Il problema, però, nei più giovani è amplificato da un fattore chiave: la plasticità del cervello. Le neuroscienze lo dicono chiaramente. Le aree prefrontali – quelle che regolano il giudizio, la pianificazione ed il controllo degli impulsi – si sviluppano pienamente solo dopo i vent’anni. Ecco perché un adolescente può passare ore in un universo parallelo fatto di like, follower e filtri, senza percepire il confine tra reale e virtuale.
Questo continuo confronto con standard irrealistici di bellezza, popolarità e successo crea ansia, disturbi del sonno e persino depressione. E, nei casi più gravi, espone i giovani a fenomeni pericolosi come il cyberbullismo, il sexting o l’adescamento online. Il bisogno di approvazione diventa il carburante di una dipendenza invisibile, alimentata da un meccanismo molto semplice ma potentissimo: il rilascio di dopamina ogni volta che arriva un like.

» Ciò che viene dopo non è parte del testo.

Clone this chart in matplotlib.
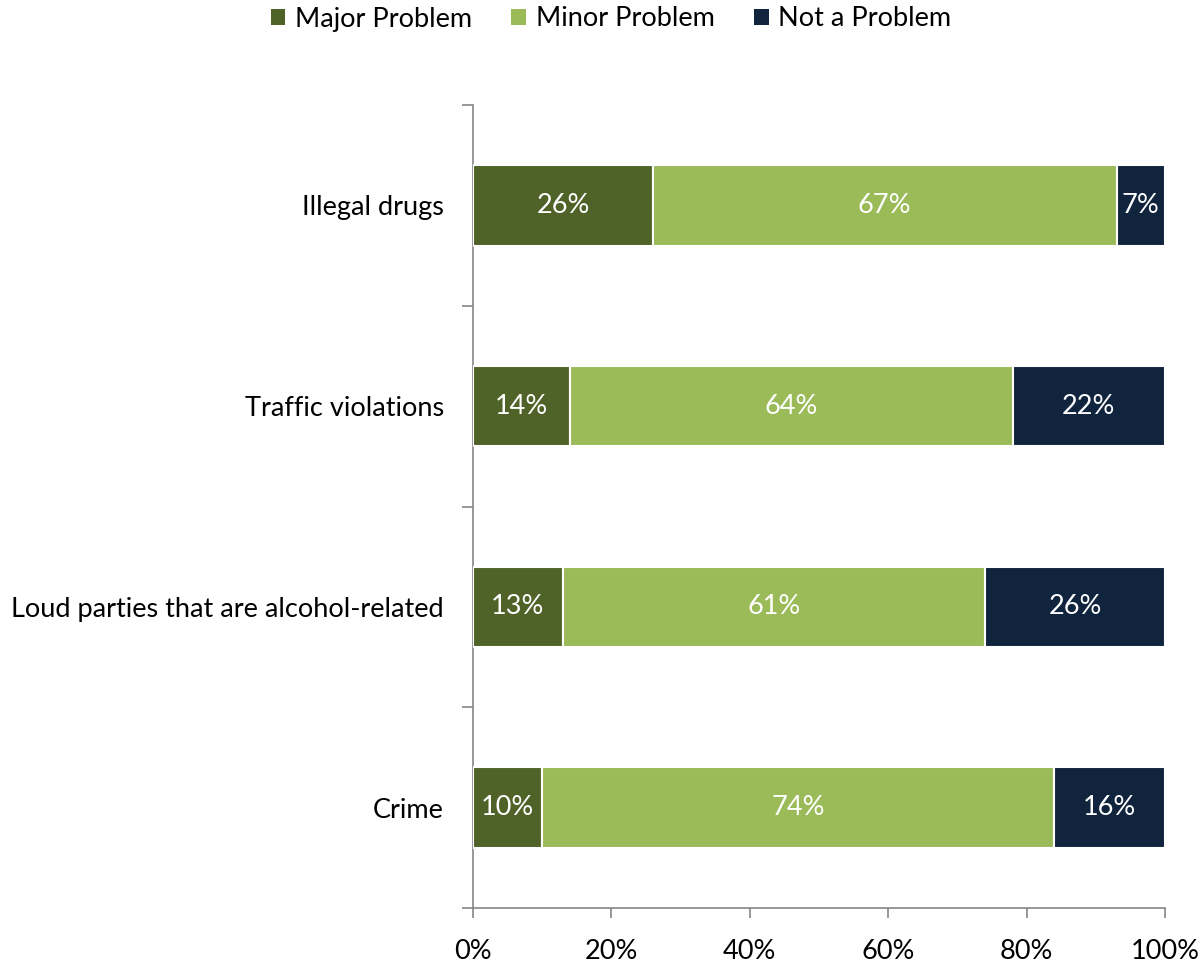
import matplotlib.pyplot as plt
from matplotlib.patches import Patch
from matplotlib.ticker import FixedLocator, PercentFormatter

categories = ["Crime", "Loud parties that are alcohol-related", "Traffic violations", "Illegal drugs"]
series_names = ["Major Problem", "Minor Problem", "Not a Problem"]
major = [10, 13, 14, 26]
minor = [74, 61, 64, 67]
not_problem = [16, 26, 22, 7]
colors = ["#4F6228", "#9BBB59", "#10243E"]
x_ticks = [0, 20, 40, 60, 80, 100]

plt.rcParams["font.family"] = ["Lato", "DejaVu Sans"]
FS = 19.5

fig = plt.figure(figsize=(12.04, 9.64), dpi=100)
ax = fig.add_axes([473 / 1204, 1 - 908 / 964, (1165 - 473) / 1204, (908 - 105) / 964])

ypos = list(range(len(categories)))
left = [0] * len(categories)
for name, vals, col in zip(series_names, [major, minor, not_problem], colors):
    bars = ax.barh(ypos, vals, left=left, height=0.4, color=col,
                   edgecolor="white", linewidth=1.5, label=name, zorder=3)
    for b, v, l in zip(bars, vals, left):
        ax.text(l + v / 2, b.get_y() + b.get_height() / 2, f"{v}%",
                ha="center", va="center", color="white", fontsize=FS, zorder=4)
    left = [a + b for a, b in zip(left, vals)]

ax.set_xlim(0, 100)
ax.set_ylim(-0.5, len(categories) - 0.5)
ax.set_xticks(x_ticks)
ax.xaxis.set_major_formatter(PercentFormatter(decimals=0))
ax.set_yticks(ypos)
ax.set_yticklabels(categories)
ax.yaxis.set_minor_locator(FixedLocator([i - 0.5 for i in range(len(categories) + 1)]))

for side in ["top", "right"]:
    ax.spines[side].set_visible(False)
for side in ["left", "bottom"]:
    ax.spines[side].set_color("#868686")
    ax.spines[side].set_linewidth(1.2)

ax.tick_params(axis="x", length=7, width=1.2, color="#868686", pad=15, labelsize=FS, labelcolor="black")
ax.tick_params(axis="y", which="major", length=0, pad=21, labelsize=FS, labelcolor="black")
ax.tick_params(axis="y", which="minor", length=8, width=1.2, color="#868686")

handles = [Patch(facecolor=c, edgecolor="none") for c in colors]
fig.legend(handles, series_names, loc="center", bbox_to_anchor=(611 / 1204, 1 - 19 / 964),
           ncol=3, frameon=False, fontsize=FS, handlelength=0.55, handleheight=0.55,
           handletextpad=0.35, columnspacing=1.45)

fig.savefig("out.png", dpi=100)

Il tema della dipendenza digitale non riguarda solo la sfera personale o familiare. Sta diventando sempre più rilevante anche nei contesti professionali. Il telefono – con le sue continue interruzioni – abbassa il livello di concentrazione, riduce l’efficacia del lavoro e, in alcuni ambienti, aumenta i rischi per la sicurezza. Basti pensare ai cantieri, alle officine, ai laboratori: un messaggio letto al momento sbagliato può avere conseguenze ben più gravi di un semplice calo di produttività.
Ma anche negli uffici, dove la soglia di pericolo fisico è più bassa, i danni non sono trascurabili. Riunioni interrotte da notifiche, mail ignorate a favore dei social, colleghi che comunicano più via chat che a voce. Tutto questo erode la qualità della comunicazione interna e finisce per minare la fiducia reciproca e il senso di squadra.

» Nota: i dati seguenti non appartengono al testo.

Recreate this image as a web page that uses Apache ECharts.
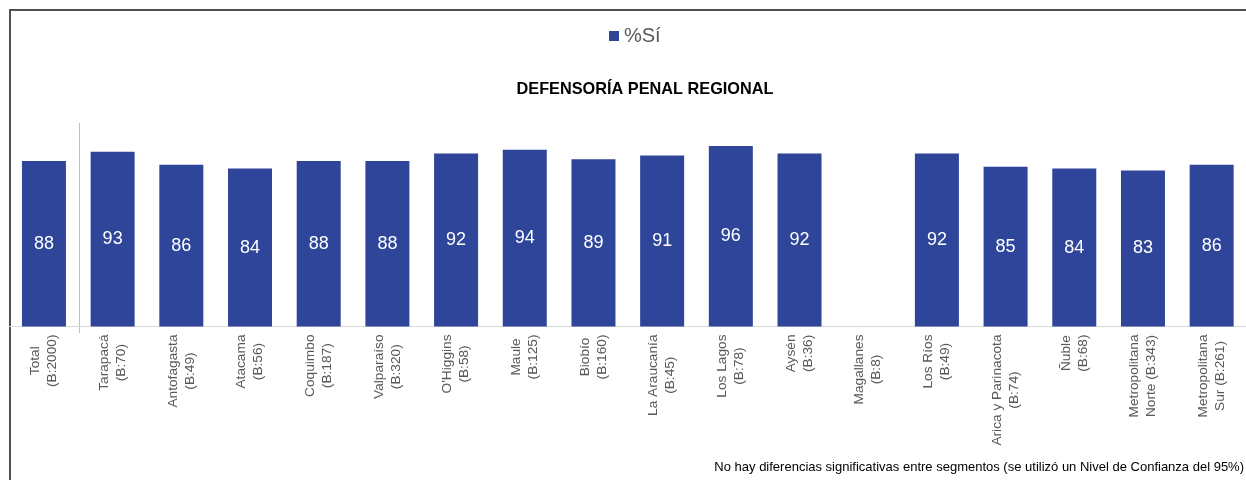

A complicare ulteriormente il quadro c’è il tema della cybersecurity. Molte aziende adottano politiche di BYOD (Bring Your Own Device), consentendo ai dipendenti di usare i propri dispositivi personali per accedere a dati e risorse aziendali. Un’opzione comoda, certo, ma da un altro punto di vista anche molto rischiosa. L’assenza di controlli centralizzati può esporre l’organizzazione a violazioni della privacy, perdite di dati e attacchi informatici. Ed a farne le spese, più spesso di quanto si creda, è l’intero sistema aziendale.
Fortunatamente, qualche buona pratica esiste e funziona. Le aziende più lungimiranti stanno già adottando policy chiare sull’uso dei dispositivi mobili durante l’orario di lavoro. Alcune stabiliscono orari e luoghi in cui l’uso è consentito. Altre vanno oltre, introducendo software di monitoraggio o bloccando l’accesso a determinate app.

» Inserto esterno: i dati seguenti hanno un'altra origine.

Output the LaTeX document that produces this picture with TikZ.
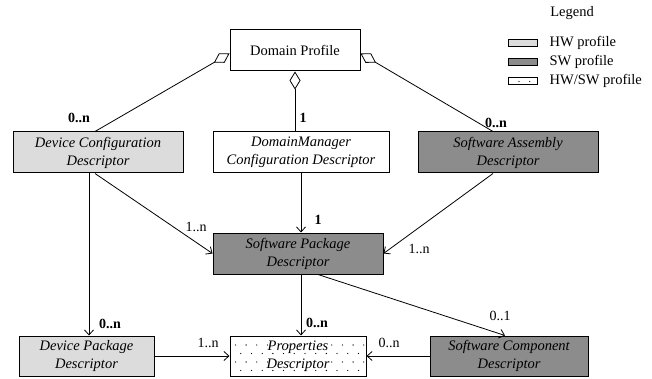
\documentclass[tikz,border=0pt]{standalone}
\usepackage{fontspec}
\setmainfont{Liberation Serif}
\usepackage{tikz}
\usetikzlibrary{arrows.meta}
\usetikzlibrary{patterns}
\usetikzlibrary{positioning}

\definecolor{hwgray}{HTML}{DCDCDC}
\definecolor{swgray}{HTML}{8C8C8C}

% sparse dots, rows offset
\pgfdeclarepatternformonly{sparsedots}{\pgfqpoint{-1pt}{-1pt}}{\pgfqpoint{7pt}{10pt}}{\pgfqpoint{10.7pt}{17pt}}{
  \pgfpathcircle{\pgfqpoint{0pt}{0pt}}{0.65pt}
  \pgfpathcircle{\pgfqpoint{5.35pt}{8.5pt}}{0.65pt}
  \pgfusepath{fill}
}

\tikzset{
  desc/.style={draw, line width=1pt, minimum height=41pt, align=center, inner sep=2pt,
    font=\fontsize{14.5}{18}\selectfont\itshape},
  hwdesc/.style={desc, fill=hwgray},
  swdesc/.style={desc, fill=swgray},
  mixdesc/.style={desc, preaction={fill=white}, pattern=sparsedots},
  mult/.style={font=\fontsize{14}{16}\selectfont, inner sep=1pt},
  bmult/.style={mult, font=\fontsize{14}{16}\selectfont\bfseries},
  link/.style={line width=0.8pt, arrows={-Straight Barb[length=5pt,width=9pt]}},
  aggr/.style={line width=0.8pt, arrows={Diamond[open,length=18pt,width=11pt]-}},
  swatch/.style={draw, line width=0.8pt, minimum width=29pt, minimum height=7pt, inner sep=0pt},
  legtext/.style={font=\fontsize{14.5}{16}\selectfont, inner sep=0pt},
}

\begin{document}
\begin{tikzpicture}[x=1pt, y=-1pt]
    \useasboundingbox (0,0) rectangle (652,379);
    % descriptors
    \node[desc, font=\fontsize{14.5}{18}\selectfont, minimum width=130pt] (dp) at (295,50.5) {Domain Profile};
    \node[hwdesc, minimum width=170pt] (dcd) at (98,152.5) {Device Configuration\\Descriptor};
    \node[desc, minimum width=176pt] (dmcd) at (301,152.5) {DomainManager\\Configuration Descriptor};
    \node[swdesc, minimum width=180pt] (sad) at (508,152.5) {Software Assembly\\Descriptor};
    \node[swdesc, minimum width=170pt] (spd) at (298,253.5) {Software Package\\Descriptor};
    \node[hwdesc, minimum width=135pt, minimum height=40pt] (dpd) at (86.5,356) {Device Package\\Descriptor};
    \node[mixdesc, minimum width=136pt, minimum height=40pt] (pd) at (298,356) {Properties\\Descriptor};
    \node[swdesc, minimum width=158pt, minimum height=40pt] (scd) at (509,356) {Software Component\\Descriptor};

    % aggregations
    \draw[aggr] ([yshift=-3pt]dp.west) -- ([xshift=-3pt]dcd.north);
    \draw[aggr] (dp.south) -- (dp.south |- dmcd.north);
    \draw[aggr] ([yshift=-3pt]dp.east) -- ([xshift=-15pt]sad.north);

    % associations
    \draw[link] ([xshift=-9pt]dcd.south) -- ([xshift=-9pt]dcd.south |- dpd.north);
    \draw[link] ([xshift=-3pt]dcd.south) -- (spd.west);
    \draw[link] (dmcd.south) -- (dmcd.south |- spd.north);
    \draw[link] ([xshift=-15pt]sad.south) -- (spd.east);
    \draw[link] ([xshift=3pt]spd.south) -- ([xshift=3pt]spd.south |- pd.north);
    \draw[link] ([xshift=20pt]spd.south) -- ([xshift=-4pt]scd.north);
    \draw[link] (dpd.east) -- (pd.west);
    \draw[link] (scd.west) -- (pd.east);

    % multiplicities
    \node[bmult] (n1) at (79,118) {0..n};
    \node[bmult] (n2) at (303,118) {1};
    \node[bmult] (n3) at (496,123) {0..n};
    \node[bmult] (n4) at (110,324) {0..n};
    \node[mult] (n5) at (196,227) {1..n};
    \node[bmult] (n6) at (318,220) {1};
    \node[mult] (n7) at (419,249) {1..n};
    \node[bmult] (n8) at (317,323) {0..n};
    \node[mult] (n9) at (500,316) {0..1};
    \node[mult] (n10) at (208,343) {1..n};
    \node[mult] (n11) at (389,343) {0..n};

    % legend
    \node[legtext] (lgTitle) at (572,13) {Legend};
    \node[swatch, fill=hwgray] (lgHW) at (522.5,42.5) {};
    \node[swatch, fill=swgray] (lgSW) at (522.5,62) {};
    \node[swatch, preaction={fill=white}, pattern=sparsedots] (lgMix) at (522.5,80.5) {};
    \node[legtext, right=12pt of lgHW] (lgHWt) {HW profile};
    \node[legtext, right=12pt of lgSW] (lgSWt) {SW profile};
    \node[legtext, right=12pt of lgMix] (lgMixt) {HW/SW profile};
\end{tikzpicture}
\end{document}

Ma la misura più efficace resta una sola: la formazione. Parlare di questi temi, renderli oggetto di confronto e consapevolezza, è il primo passo per costruire una cultura digitale matura. Una cultura che non demonizza la tecnologia, ma ne valorizza l’uso corretto.
Infine, una parola sul digital detox. No, non si tratta solo di spegnere il telefono un weekend sì e uno no. Parliamo piuttosto di creare momenti, anche brevi, in cui il digitale lascia spazio all’analogico, alla relazione, al silenzio. In alcune aziende si sperimentano pause caffè senza smartphone, formazioni esperienziali in presenza, spazi di lavoro “offline” per favorire la concentrazione.
Il risultato? Maggiore presenza, più ascolto, più idee. Perché sì, disconnettersi ogni tanto è un atto di ribellione utile. Ma anche una forma di cura, personale e collettiva.
Il punto, in fondo, è semplice: non serve dichiarare guerra al digitale, basta smettere di subirlo. E imparare – un passo alla volta – a riappropriarci del nostro tempo, dell’attenzione e delle relazioni autentiche. Perché, al netto degli algoritmi, siamo ancora noi – con i nostri gesti, le nostre scelte e la nostra presenza – a fare la differenza.